◆ PROBLEM TO WORK ON:
Output every line of the material exactly, omitting images.
[BEGIN]
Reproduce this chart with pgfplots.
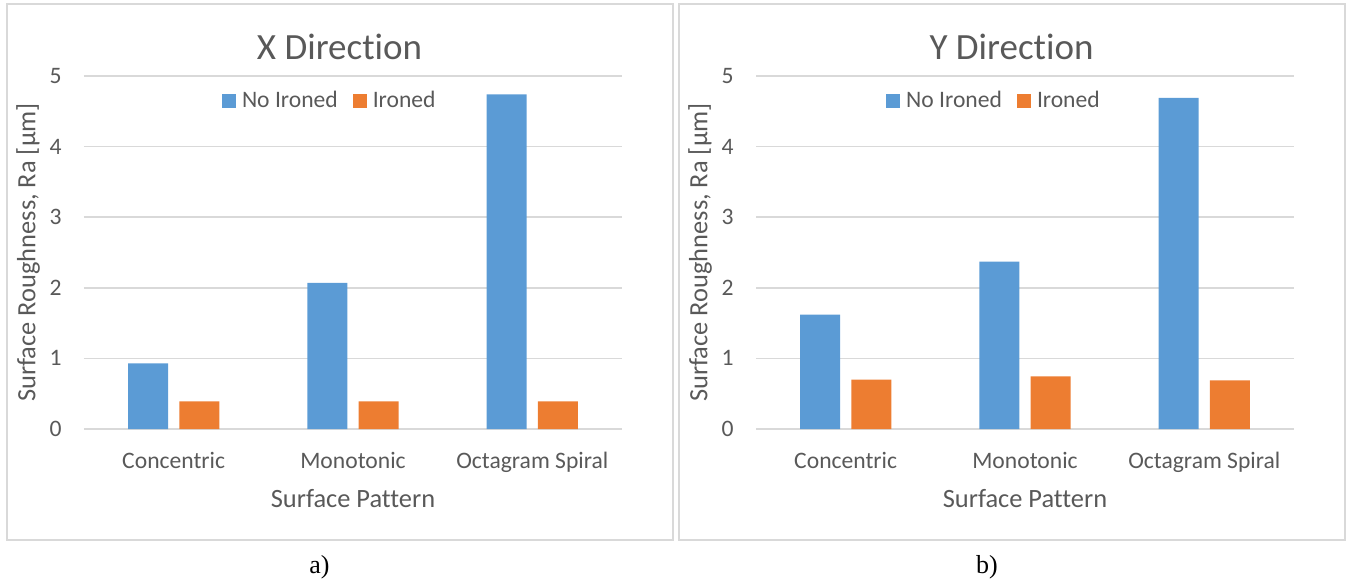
\documentclass[border=0pt]{standalone}
\usepackage{fontspec}
\setmainfont{Carlito}[Ligatures=NoCommon]
\newfontfamily\timesfont{Liberation Serif}
\usepackage{pgfplots}
\pgfplotsset{compat=1.18}
\definecolor{barblue}{HTML}{5B9BD5}
\definecolor{barorange}{HTML}{ED7D31}
\definecolor{txtgray}{HTML}{595959}
\definecolor{gridgray}{HTML}{D9D9D9}

\pgfplotsset{excelbar/.style={
  ybar=5.6pt, bar width=20pt,
  scale only axis, width=269pt, height=176.5pt,
  xmin=-0.5, xmax=2.5, ymin=0, ymax=5,
  xtick={0,1,2}, xticklabels={Concentric,Monotonic,Octagram Spiral},
  ytick={0,1,2,3,4,5},
  ymajorgrids, grid style={gridgray, line width=0.85pt},
  axis line style={draw=none},
  major tick length=0pt,
  tick label style={font=\fontsize{11.8}{14}\selectfont, text=txtgray, inner sep=0pt},
  /pgf/number format/assume math mode=true,
  xticklabel style={anchor=base, yshift=-19.5pt},
  yticklabel style={anchor=east, xshift=-11pt},
  xlabel={Surface Pattern},
  ylabel={Surface Roughness, Ra [µm]},
  label style={font=\fontsize{13.2}{16}\selectfont, text=txtgray},
  xlabel style={at={(axis description cs:0.5,-0.221)}, anchor=base},
  ylabel style={at={(axis description cs:-0.1041,0.5)}, anchor=center},
  every axis title shift=0pt,
  title style={font=\fontsize{18.5}{22}\selectfont, text=txtgray, anchor=base},
  legend columns=2,
  legend style={draw=none, fill=none, font=\fontsize{11.8}{14}\selectfont, text=txtgray,
    anchor=center, nodes={inner sep=0pt},
    /tikz/every even column/.append style={column sep=7.5pt}},
  legend image code/.code={\fill[##1] (0pt,-3.5pt) rectangle (7pt,3.5pt); \path (10pt,0pt);},
}}

\pgfplotstableread{
x noir ir
0 0.93 0.39
1 2.07 0.39
2 4.74 0.39
}\dataX
\pgfplotstableread{
x noir ir
0 1.62 0.70
1 2.37 0.745
2 4.69 0.69
}\dataY

\begin{document}
\begin{tikzpicture}
\path[use as bounding box] (0pt,0pt) rectangle (674.5pt,-291pt);
\draw[gridgray, line width=1pt] (3.35pt,-2pt) rectangle (336.35pt,-270pt);
\draw[gridgray, line width=1pt] (339.35pt,-2pt) rectangle (672.35pt,-270pt);

\begin{axis}[excelbar, at={(42pt,-214.5pt)}, anchor=south west,
  title={X Direction}, title style={at={(axis description cs:0.475,1.048)}},
  legend style={at={(axis description cs:0.455,0.93)}}]
\addplot[fill=barblue, draw=none] table[x=x, y=noir] {\dataX};
\addplot[fill=barorange, draw=none] table[x=x, y=ir] {\dataX};
\legend{No Ironed, Ironed}
\end{axis}

\begin{axis}[excelbar, at={(378pt,-214.5pt)}, anchor=south west,
  title={Y Direction}, title style={at={(axis description cs:0.475,1.048)}},
  legend style={at={(axis description cs:0.4405,0.93)}}]
\addplot[fill=barblue, draw=none] table[x=x, y=noir] {\dataY};
\addplot[fill=barorange, draw=none] table[x=x, y=ir] {\dataY};
\legend{No Ironed, Ironed}
\end{axis}

\node[anchor=base, font=\timesfont\fontsize{13}{15}\selectfont] at (159.75pt,-286.7pt) {a)};
\node[anchor=base, font=\timesfont\fontsize{13}{15}\selectfont] at (493.5pt,-286.7pt) {b)};
\end{tikzpicture}
\end{document}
[END]
◆ TASK RESPONSE:
Reproduce this chart with pgfplots.
\documentclass[border=0pt]{standalone}
\usepackage{fontspec}
\setmainfont{Carlito}[Ligatures=NoCommon]
\newfontfamily\timesfont{Liberation Serif}
\usepackage{pgfplots}
\pgfplotsset{compat=1.18}
\definecolor{barblue}{HTML}{5B9BD5}
\definecolor{barorange}{HTML}{ED7D31}
\definecolor{txtgray}{HTML}{595959}
\definecolor{gridgray}{HTML}{D9D9D9}

\pgfplotsset{excelbar/.style={
  ybar=5.6pt, bar width=20pt,
  scale only axis, width=269pt, height=176.5pt,
  xmin=-0.5, xmax=2.5, ymin=0, ymax=5,
  xtick={0,1,2}, xticklabels={Concentric,Monotonic,Octagram Spiral},
  ytick={0,1,2,3,4,5},
  ymajorgrids, grid style={gridgray, line width=0.85pt},
  axis line style={draw=none},
  major tick length=0pt,
  tick label style={font=\fontsize{11.8}{14}\selectfont, text=txtgray, inner sep=0pt},
  /pgf/number format/assume math mode=true,
  xticklabel style={anchor=base, yshift=-19.5pt},
  yticklabel style={anchor=east, xshift=-11pt},
  xlabel={Surface Pattern},
  ylabel={Surface Roughness, Ra [µm]},
  label style={font=\fontsize{13.2}{16}\selectfont, text=txtgray},
  xlabel style={at={(axis description cs:0.5,-0.221)}, anchor=base},
  ylabel style={at={(axis description cs:-0.1041,0.5)}, anchor=center},
  every axis title shift=0pt,
  title style={font=\fontsize{18.5}{22}\selectfont, text=txtgray, anchor=base},
  legend columns=2,
  legend style={draw=none, fill=none, font=\fontsize{11.8}{14}\selectfont, text=txtgray,
    anchor=center, nodes={inner sep=0pt},
    /tikz/every even column/.append style={column sep=7.5pt}},
  legend image code/.code={\fill[##1] (0pt,-3.5pt) rectangle (7pt,3.5pt); \path (10pt,0pt);},
}}

\pgfplotstableread{
x noir ir
0 0.93 0.39
1 2.07 0.39
2 4.74 0.39
}\dataX
\pgfplotstableread{
x noir ir
0 1.62 0.70
1 2.37 0.745
2 4.69 0.69
}\dataY

\begin{document}
\begin{tikzpicture}
\path[use as bounding box] (0pt,0pt) rectangle (674.5pt,-291pt);
\draw[gridgray, line width=1pt] (3.35pt,-2pt) rectangle (336.35pt,-270pt);
\draw[gridgray, line width=1pt] (339.35pt,-2pt) rectangle (672.35pt,-270pt);

\begin{axis}[excelbar, at={(42pt,-214.5pt)}, anchor=south west,
  title={X Direction}, title style={at={(axis description cs:0.475,1.048)}},
  legend style={at={(axis description cs:0.455,0.93)}}]
\addplot[fill=barblue, draw=none] table[x=x, y=noir] {\dataX};
\addplot[fill=barorange, draw=none] table[x=x, y=ir] {\dataX};
\legend{No Ironed, Ironed}
\end{axis}

\begin{axis}[excelbar, at={(378pt,-214.5pt)}, anchor=south west,
  title={Y Direction}, title style={at={(axis description cs:0.475,1.048)}},
  legend style={at={(axis description cs:0.4405,0.93)}}]
\addplot[fill=barblue, draw=none] table[x=x, y=noir] {\dataY};
\addplot[fill=barorange, draw=none] table[x=x, y=ir] {\dataY};
\legend{No Ironed, Ironed}
\end{axis}

\node[anchor=base, font=\timesfont\fontsize{13}{15}\selectfont] at (159.75pt,-286.7pt) {a)};
\node[anchor=base, font=\timesfont\fontsize{13}{15}\selectfont] at (493.5pt,-286.7pt) {b)};
\end{tikzpicture}
\end{document}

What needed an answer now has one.